One way that airports can get a sense of which costs are essential is by breaking them down into four groups using our ISSR framework: inherent, structural, systemic, and realized costs. Management can do something about all of these costs in the long run, though the near- and medium-term opportunities are generally found within systemic and realized costs.
The global trends toward airport privatization and the increased participation of private operators are gaining momentum as many governments tighten their belts and look for ways to run local airports more efficiently. In many parts of the world, private financial investors are now looking at airport infrastructure as a generator of a stable, long-term income stream. This is leading to a transformation in how airports pursue operations excellence.
If they are to maximize returns, airport operators will need to address several big challenges. First, they have to find a way to thrive in often tightly regulated environments. The second challenge for private airport operators is keeping up with constant changes in the provision of air travel itself. These changes include the needs of mobile Internet– enabled passengers, the increasing sophistication of on-site retail models, diverse airline business models, and the ever-changing security protocols for passenger and cargo screening. These are all changes that force airport operators to make investments, adjust established processes, and refine their management of passenger flows.
For airports to effectively manage their financial returns in the face of all this, it is essential that they develop a clear understanding of their operating costs, and how those costs align to their defined essential capabilities and to their larger strategic objectives. This, indeed, is the crux of the challenge.
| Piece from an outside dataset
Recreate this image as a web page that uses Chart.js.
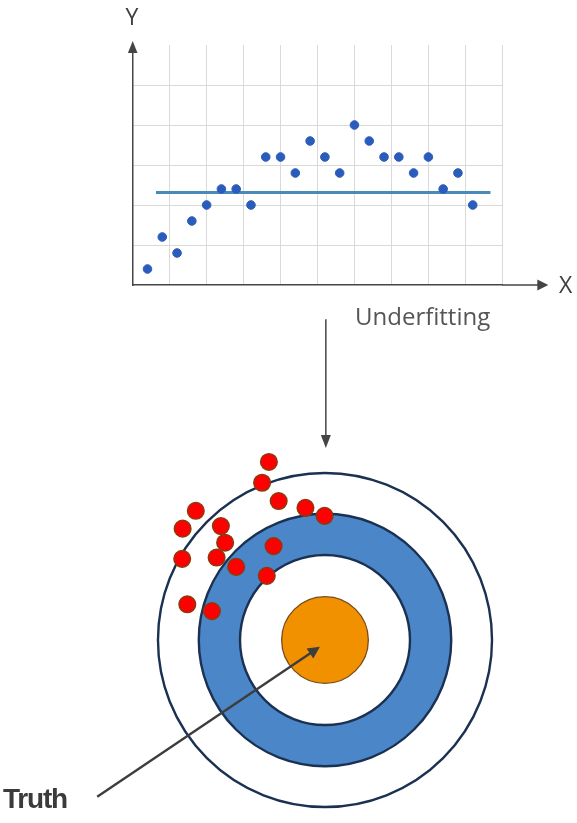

With this kind of clarity, airport operators can improve their chances of meeting regulatory and market requirements, achieving operational excellence, and delivering sustainable positive financial returns, year after year.
It is essential to understand how operating costs align to capabilities and strategic objectives.
Successfully meeting service expectations of regulators, airlines, passengers, and other stakeholders — while optimizing operating costs and delivering positive financial returns to increasingly demanding private shareholders — is no easy task. A critical input is being able to look at comparator and competitor airports in a way that provides a meaningful view of efficiency opportunities. Developing a clear understanding of an airport’s essential capabilities and of the costs that are within management’s control also provides a greater level of focus to efficiency initiatives. By doing both these things, airport operators are able to create more sustainable, competitive, and profitable operations that deliver on their strategic objectives.